Meski asal-usulnya beragam, semua versi sepakat bahwa marga Lubis memiliki peran sentral dalam sejarah Mandailing. Mereka tidak hanya dikenal sebagai pemimpin politik dan spiritual, tetapi juga sebagai penjaga adat dan budaya. Bahkan hingga kini, simbol-simbol kerajaan seperti pedang dan trompet masih dipelihara dengan penuh kehormatan di Bagas Godang Huta Pungkut.
Marga Lubis juga dikenal sebagai penjaga warisan budaya yang tangguh. Dalam berbagai perayaan adat, marga ini selalu tampil di garda depan. Mereka menjadi pemandu dalam acara-acara besar seperti pernikahan adat, mangupa, dan pengukuhan raja adat. Keteguhan mereka menjaga tradisi membuat eksistensinya tetap kuat hingga saat ini.
Di tengah modernisasi, para keturunan marga Lubis kini tersebar ke berbagai penjuru Indonesia dan dunia. Banyak di antaranya yang sukses di bidang politik, pendidikan, hukum, dan militer. Meski berada jauh dari tanah leluhur, nilai-nilai Mandailing dan semangat perjuangan nenek moyang tetap mereka junjung tinggi.

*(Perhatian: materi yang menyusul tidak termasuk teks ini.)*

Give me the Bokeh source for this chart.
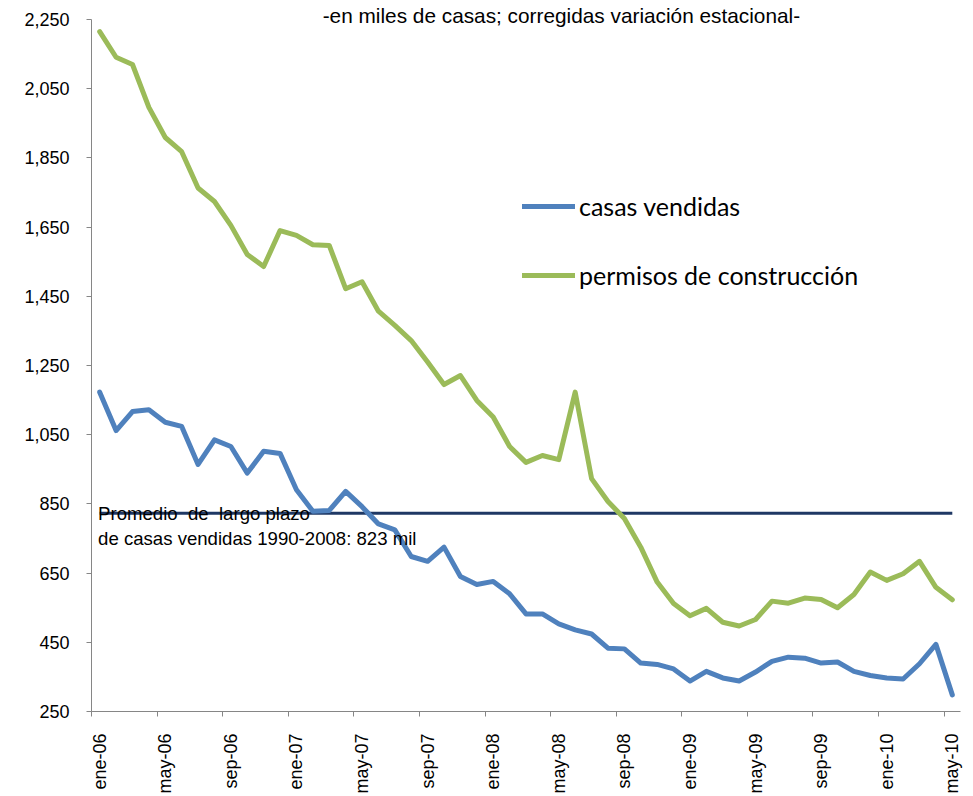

Tak berlebihan jika marga Lubis disebut sebagai penjaga sejarah Mandailing. Perjalanan panjang dari era Raja Zulkarnaen, Kerajaan Barus, hingga perjuangan melawan Majapahit dan penjajah Eropa menunjukkan konsistensi dalam mempertahankan identitas dan kehormatan. Marga Lubis bukan hanya sekadar nama, tetapi simbol ketahanan, kehormatan, dan kebangsawanan Mandailing yang tak lekang oleh waktu.